All of the material should be reproduced exactly, with pictures left out.
§
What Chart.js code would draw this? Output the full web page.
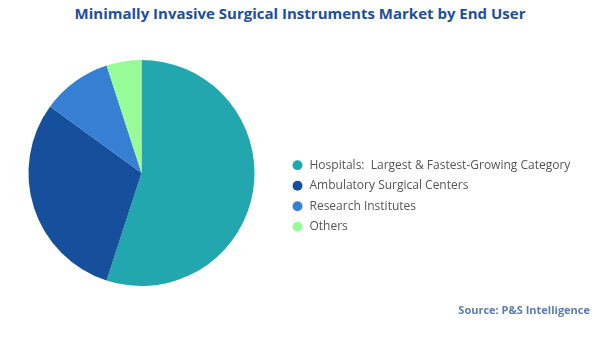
<!DOCTYPE html>
<html>
<head>
<meta charset="utf-8">
<script src="https://cdn.jsdelivr.net/npm/chart.js@4"></script>
<style>
  html, body { margin: 0; padding: 0; background: #fff; }
  #wrap { position: relative; width: 600px; height: 337px; }
  #title {
    position: absolute; left: 0; top: 3px; width: 600px; text-align: center;
    font: bold 15px "Open Sans", sans-serif; color: #1d4f9b;
  }
  #source {
    position: absolute; right: 10px; top: 302px;
    font: bold 11px "Open Sans", sans-serif; color: #5b7cb3;
  }
  canvas { position: absolute; left: 0; top: 0; }
</style>
</head>
<body>
<div id="wrap">
  <div id="title">Minimally Invasive Surgical Instruments Market by End User</div>
  <canvas id="pie" width="600" height="337"></canvas>
  <div id="source">Source: P&amp;S Intelligence</div>
</div>
<script>
// end user shares (%)
const endUsers = ["Hospitals:  Largest & Fastest-Growing Category", "Ambulatory Surgical Centers", "Research Institutes", "Others"];
const shares = [55, 30, 10, 5];
const sliceColors = ["#22a7ae", "#16509d", "#377fd3", "#97fc97"];

// nudge the legend block a bit lower than the pie centre
const legendShift = {
  id: "legendShift",
  afterLayout(chart) {
    const lg = chart.legend;
    lg.top += 23;
    lg.bottom += 23;
  }
};

new Chart(document.getElementById("pie"), {
  type: "pie",
  data: {
    labels: endUsers,
    datasets: [{
      data: shares,
      backgroundColor: sliceColors,
      borderWidth: 0
    }]
  },
  options: {
    responsive: false,
    animation: false,
    layout: { padding: { top: 60, bottom: 51, left: -12, right: 22 } },
    plugins: {
      tooltip: { enabled: false },
      legend: {
        position: "right",
        labels: {
          usePointStyle: true,
          pointStyle: "circle",
          boxWidth: 12,
          boxHeight: 7,
          padding: 8.5,
          color: "#555",
          font: { family: "Open Sans", size: 12 }
        }
      }
    }
  },
  plugins: [legendShift]
});
</script>
</body>
</html>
§
[TASK RESPONSE]:
What Chart.js code would draw this? Output the full web page.
<!DOCTYPE html>
<html>
<head>
<meta charset="utf-8">
<script src="https://cdn.jsdelivr.net/npm/chart.js@4"></script>
<style>
  html, body { margin: 0; padding: 0; background: #fff; }
  #wrap { position: relative; width: 600px; height: 337px; }
  #title {
    position: absolute; left: 0; top: 3px; width: 600px; text-align: center;
    font: bold 15px "Open Sans", sans-serif; color: #1d4f9b;
  }
  #source {
    position: absolute; right: 10px; top: 302px;
    font: bold 11px "Open Sans", sans-serif; color: #5b7cb3;
  }
  canvas { position: absolute; left: 0; top: 0; }
</style>
</head>
<body>
<div id="wrap">
  <div id="title">Minimally Invasive Surgical Instruments Market by End User</div>
  <canvas id="pie" width="600" height="337"></canvas>
  <div id="source">Source: P&amp;S Intelligence</div>
</div>
<script>
// end user shares (%)
const endUsers = ["Hospitals:  Largest & Fastest-Growing Category", "Ambulatory Surgical Centers", "Research Institutes", "Others"];
const shares = [55, 30, 10, 5];
const sliceColors = ["#22a7ae", "#16509d", "#377fd3", "#97fc97"];

// nudge the legend block a bit lower than the pie centre
const legendShift = {
  id: "legendShift",
  afterLayout(chart) {
    const lg = chart.legend;
    lg.top += 23;
    lg.bottom += 23;
  }
};

new Chart(document.getElementById("pie"), {
  type: "pie",
  data: {
    labels: endUsers,
    datasets: [{
      data: shares,
      backgroundColor: sliceColors,
      borderWidth: 0
    }]
  },
  options: {
    responsive: false,
    animation: false,
    layout: { padding: { top: 60, bottom: 51, left: -12, right: 22 } },
    plugins: {
      tooltip: { enabled: false },
      legend: {
        position: "right",
        labels: {
          usePointStyle: true,
          pointStyle: "circle",
          boxWidth: 12,
          boxHeight: 7,
          padding: 8.5,
          color: "#555",
          font: { family: "Open Sans", size: 12 }
        }
      }
    }
  },
  plugins: [legendShift]
});
</script>
</body>
</html>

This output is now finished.